*LISTED RECORDS*

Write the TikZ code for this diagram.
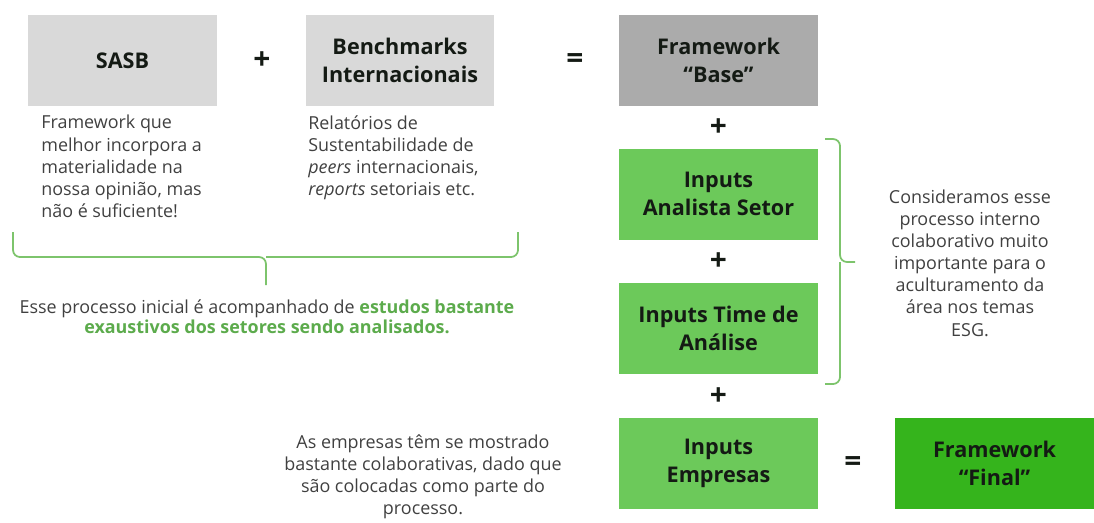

* * *

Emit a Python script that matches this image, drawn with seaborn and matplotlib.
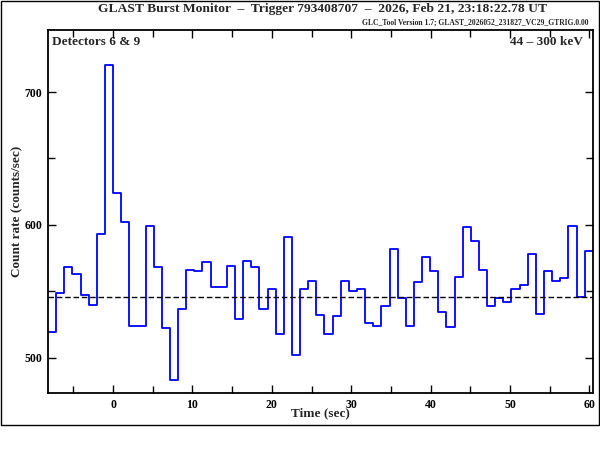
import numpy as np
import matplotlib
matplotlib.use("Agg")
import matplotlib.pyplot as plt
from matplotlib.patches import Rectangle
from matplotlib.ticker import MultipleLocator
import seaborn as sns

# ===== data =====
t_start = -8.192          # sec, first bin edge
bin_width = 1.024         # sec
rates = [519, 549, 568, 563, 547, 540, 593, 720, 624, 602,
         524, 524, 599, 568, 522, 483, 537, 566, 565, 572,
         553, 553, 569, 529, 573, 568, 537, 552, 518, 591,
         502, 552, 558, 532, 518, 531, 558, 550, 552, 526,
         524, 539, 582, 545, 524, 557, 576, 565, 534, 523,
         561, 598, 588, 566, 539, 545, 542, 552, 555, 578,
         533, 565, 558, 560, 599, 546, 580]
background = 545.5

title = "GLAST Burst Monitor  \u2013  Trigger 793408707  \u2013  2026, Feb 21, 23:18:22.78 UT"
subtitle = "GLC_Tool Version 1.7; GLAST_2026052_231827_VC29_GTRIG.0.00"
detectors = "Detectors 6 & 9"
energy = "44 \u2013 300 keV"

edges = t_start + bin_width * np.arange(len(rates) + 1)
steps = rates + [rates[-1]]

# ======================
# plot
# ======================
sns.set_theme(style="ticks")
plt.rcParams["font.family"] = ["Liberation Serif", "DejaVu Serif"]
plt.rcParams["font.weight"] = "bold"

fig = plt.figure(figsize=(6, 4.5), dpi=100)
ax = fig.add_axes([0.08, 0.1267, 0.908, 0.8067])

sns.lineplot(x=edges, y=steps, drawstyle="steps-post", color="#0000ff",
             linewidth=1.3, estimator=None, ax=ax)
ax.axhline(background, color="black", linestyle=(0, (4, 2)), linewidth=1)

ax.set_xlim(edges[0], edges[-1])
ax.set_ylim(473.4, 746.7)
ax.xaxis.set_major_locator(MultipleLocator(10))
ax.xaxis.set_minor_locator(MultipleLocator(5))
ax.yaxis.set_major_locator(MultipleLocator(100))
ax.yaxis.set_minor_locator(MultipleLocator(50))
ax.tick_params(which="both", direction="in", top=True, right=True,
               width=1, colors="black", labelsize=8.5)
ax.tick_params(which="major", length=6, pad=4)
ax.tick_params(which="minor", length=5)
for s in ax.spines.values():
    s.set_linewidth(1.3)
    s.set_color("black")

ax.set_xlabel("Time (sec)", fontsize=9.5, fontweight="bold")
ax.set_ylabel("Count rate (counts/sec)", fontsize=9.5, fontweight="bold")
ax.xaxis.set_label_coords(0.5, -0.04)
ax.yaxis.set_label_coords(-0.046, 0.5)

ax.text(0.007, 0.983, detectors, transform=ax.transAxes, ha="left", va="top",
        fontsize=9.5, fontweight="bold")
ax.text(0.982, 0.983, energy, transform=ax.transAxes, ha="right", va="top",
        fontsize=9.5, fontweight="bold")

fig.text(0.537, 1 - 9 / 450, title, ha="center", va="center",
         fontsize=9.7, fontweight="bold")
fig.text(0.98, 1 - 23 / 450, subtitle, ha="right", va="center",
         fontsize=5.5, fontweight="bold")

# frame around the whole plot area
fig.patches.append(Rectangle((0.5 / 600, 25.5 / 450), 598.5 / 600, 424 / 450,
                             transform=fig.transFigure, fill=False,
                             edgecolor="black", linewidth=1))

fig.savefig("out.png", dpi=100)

*DIRECTIONS FOR THIS TASK*
Copy out the listing above from the line containing "Emit a Python" to the line containing "import seaborn as sns", both included, exactly as written and minus the images.

*RESULT OF THIS EXERCISE*
Emit a Python script that matches this image, drawn with seaborn and matplotlib.
import numpy as np
import matplotlib
matplotlib.use("Agg")
import matplotlib.pyplot as plt
from matplotlib.patches import Rectangle
from matplotlib.ticker import MultipleLocator
import seaborn as sns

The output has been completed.